Summary
Add a verilog_2001.rawast grammar covering the synthesizable subset of Verilog 2001 (IEEE 1364-2001) — modules, ports, declarations, continuous assignments, procedural blocks (always / initial), statements, instantiations, and the 17-level expression precedence chain.
This is the foundation for any future SystemVerilog work: SV-2017/2023 extends Verilog 2001 rather than replacing it, so a clean V2001 base unblocks SVA assertions (via subparse), classes, interfaces, packages, and constraints as incremental extensions.

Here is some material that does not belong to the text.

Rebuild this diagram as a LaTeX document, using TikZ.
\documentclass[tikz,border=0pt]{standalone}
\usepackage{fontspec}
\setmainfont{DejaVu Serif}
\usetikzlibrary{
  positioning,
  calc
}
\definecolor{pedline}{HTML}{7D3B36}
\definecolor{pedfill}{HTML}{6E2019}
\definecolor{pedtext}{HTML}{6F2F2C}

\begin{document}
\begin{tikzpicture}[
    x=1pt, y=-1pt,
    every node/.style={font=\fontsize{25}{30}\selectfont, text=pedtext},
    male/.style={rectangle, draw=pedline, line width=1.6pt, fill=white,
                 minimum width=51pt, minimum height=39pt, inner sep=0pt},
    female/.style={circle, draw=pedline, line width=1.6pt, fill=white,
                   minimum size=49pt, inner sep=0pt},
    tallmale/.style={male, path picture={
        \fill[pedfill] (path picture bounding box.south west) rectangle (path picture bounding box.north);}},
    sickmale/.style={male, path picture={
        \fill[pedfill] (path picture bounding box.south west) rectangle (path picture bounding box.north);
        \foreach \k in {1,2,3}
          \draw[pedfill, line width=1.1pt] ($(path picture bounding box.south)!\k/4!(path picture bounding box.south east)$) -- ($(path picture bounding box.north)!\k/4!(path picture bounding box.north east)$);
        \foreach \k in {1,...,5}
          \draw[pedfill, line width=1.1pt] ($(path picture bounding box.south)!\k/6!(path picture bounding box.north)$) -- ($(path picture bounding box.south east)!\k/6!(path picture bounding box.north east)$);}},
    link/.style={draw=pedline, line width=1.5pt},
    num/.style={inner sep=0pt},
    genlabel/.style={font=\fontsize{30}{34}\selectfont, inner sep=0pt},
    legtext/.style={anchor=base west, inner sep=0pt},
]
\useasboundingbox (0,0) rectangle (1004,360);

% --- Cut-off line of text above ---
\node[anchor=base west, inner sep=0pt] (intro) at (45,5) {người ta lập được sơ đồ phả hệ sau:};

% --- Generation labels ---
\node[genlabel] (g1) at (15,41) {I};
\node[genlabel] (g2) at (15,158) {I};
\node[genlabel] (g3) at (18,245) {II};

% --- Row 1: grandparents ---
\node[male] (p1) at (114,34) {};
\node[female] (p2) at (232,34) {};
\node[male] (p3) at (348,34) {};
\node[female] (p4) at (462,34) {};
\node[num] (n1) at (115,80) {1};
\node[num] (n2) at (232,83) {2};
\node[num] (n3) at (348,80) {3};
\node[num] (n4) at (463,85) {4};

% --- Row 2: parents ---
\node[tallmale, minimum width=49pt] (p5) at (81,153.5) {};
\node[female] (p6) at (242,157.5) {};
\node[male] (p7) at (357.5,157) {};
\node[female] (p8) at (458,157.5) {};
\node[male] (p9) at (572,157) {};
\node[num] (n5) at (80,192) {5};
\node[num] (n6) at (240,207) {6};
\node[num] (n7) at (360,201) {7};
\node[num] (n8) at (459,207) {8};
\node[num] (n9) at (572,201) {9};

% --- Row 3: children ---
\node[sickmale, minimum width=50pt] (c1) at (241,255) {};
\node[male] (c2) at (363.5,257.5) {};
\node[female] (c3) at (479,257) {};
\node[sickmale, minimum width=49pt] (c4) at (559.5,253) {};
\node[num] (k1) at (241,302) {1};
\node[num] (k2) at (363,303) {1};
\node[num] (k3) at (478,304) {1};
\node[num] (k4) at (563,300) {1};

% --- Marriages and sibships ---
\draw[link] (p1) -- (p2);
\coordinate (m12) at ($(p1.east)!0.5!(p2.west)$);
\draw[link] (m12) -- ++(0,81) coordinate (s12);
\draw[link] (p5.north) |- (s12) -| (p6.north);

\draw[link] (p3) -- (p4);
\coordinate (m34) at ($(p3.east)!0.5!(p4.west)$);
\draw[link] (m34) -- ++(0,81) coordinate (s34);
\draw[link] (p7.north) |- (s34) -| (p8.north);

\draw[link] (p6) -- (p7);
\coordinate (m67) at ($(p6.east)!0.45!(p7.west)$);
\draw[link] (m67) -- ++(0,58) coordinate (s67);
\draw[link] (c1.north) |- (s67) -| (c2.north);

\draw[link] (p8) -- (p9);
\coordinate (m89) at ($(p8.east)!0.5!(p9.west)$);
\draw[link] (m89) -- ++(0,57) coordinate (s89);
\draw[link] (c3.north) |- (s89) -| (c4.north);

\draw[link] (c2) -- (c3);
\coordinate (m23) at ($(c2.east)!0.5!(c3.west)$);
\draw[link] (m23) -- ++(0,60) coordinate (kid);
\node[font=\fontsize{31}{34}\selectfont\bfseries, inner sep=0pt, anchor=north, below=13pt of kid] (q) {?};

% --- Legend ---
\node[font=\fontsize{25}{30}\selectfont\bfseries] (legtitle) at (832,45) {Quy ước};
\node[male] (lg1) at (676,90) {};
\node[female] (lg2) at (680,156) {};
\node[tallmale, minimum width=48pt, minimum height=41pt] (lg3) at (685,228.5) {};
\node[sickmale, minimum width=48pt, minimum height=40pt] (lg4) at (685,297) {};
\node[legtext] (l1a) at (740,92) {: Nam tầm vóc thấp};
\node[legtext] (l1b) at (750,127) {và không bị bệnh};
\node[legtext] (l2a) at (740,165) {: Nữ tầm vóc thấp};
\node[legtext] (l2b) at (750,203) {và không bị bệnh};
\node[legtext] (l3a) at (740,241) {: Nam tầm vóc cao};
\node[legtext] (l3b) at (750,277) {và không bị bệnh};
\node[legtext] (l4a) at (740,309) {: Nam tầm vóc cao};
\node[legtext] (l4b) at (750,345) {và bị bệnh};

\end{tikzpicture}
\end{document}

A working sketch of the top-level rule structure lives at https://github.com/edacommons/rawast/discussions (paste from the design conversation) and demonstrates the patterns — module declaration, port-list Choice between ANSI and Verilog-95 styles, fan-out at MODULE_ITEM, the per-level expression precedence pattern, etc.
Why now
Three concrete use cases that exist today and want a bidirectional Verilog parser:
- Source rewriters / formatters — Verible, the open-source SV formatter, took years to build because it shipped its own emitter alongside its parser. rawast's bidirectional walk gives save-direction emit for free; a Verilog formatter on top is a thin layer.

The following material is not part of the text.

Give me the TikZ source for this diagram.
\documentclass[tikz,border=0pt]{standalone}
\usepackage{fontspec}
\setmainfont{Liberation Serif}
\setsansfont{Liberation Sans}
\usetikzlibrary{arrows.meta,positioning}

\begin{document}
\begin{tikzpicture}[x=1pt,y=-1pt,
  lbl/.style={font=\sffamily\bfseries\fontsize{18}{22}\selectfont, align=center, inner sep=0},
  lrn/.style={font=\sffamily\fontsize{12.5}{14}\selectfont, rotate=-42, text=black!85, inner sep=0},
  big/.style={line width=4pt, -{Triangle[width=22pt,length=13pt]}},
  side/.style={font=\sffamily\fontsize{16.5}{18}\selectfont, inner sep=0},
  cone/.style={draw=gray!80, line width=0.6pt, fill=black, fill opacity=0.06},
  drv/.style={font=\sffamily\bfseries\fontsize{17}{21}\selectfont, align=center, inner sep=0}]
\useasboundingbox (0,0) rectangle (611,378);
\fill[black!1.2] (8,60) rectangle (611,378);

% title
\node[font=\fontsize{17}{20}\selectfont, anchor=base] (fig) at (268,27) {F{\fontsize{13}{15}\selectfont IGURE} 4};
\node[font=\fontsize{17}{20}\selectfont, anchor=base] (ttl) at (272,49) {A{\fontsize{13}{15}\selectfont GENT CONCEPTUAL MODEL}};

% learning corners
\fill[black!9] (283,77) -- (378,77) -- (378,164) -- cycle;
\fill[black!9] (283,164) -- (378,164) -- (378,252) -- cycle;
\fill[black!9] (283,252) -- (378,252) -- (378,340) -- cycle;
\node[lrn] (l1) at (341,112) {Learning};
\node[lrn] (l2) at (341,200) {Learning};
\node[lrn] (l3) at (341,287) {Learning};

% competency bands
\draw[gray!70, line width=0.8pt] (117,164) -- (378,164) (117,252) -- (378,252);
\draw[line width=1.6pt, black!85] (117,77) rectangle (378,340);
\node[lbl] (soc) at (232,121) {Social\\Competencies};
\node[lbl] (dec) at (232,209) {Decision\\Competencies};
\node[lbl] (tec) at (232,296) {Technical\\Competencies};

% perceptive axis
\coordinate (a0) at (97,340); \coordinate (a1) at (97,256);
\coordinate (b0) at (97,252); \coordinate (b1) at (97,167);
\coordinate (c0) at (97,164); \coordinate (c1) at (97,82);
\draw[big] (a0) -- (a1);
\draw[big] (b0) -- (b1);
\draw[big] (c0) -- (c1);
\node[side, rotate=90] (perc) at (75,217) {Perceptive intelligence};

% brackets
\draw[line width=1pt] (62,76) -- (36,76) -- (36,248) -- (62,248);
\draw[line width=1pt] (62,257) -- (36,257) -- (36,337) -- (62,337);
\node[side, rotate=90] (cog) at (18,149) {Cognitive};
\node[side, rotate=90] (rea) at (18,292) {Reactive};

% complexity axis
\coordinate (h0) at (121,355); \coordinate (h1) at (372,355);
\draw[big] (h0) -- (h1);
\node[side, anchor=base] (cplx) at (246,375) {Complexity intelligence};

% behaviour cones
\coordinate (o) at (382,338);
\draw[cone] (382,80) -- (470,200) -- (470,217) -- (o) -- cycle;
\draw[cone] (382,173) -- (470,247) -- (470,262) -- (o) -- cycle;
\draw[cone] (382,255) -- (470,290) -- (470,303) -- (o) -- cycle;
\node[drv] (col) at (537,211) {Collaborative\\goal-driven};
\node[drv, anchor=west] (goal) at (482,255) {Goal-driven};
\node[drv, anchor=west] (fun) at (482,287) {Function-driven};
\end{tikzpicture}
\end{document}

- Lint / static-analysis tools — the AST is already the structured IR; tools written in Python (via the Python binding) can walk it without reimplementing parsing.
- EDA flow integration — netlist round-tripping for tool-chain wrappers; the bidirectional model means you can take a flat netlist, mutate the AST, and save it back without losing comments or whitespace structure.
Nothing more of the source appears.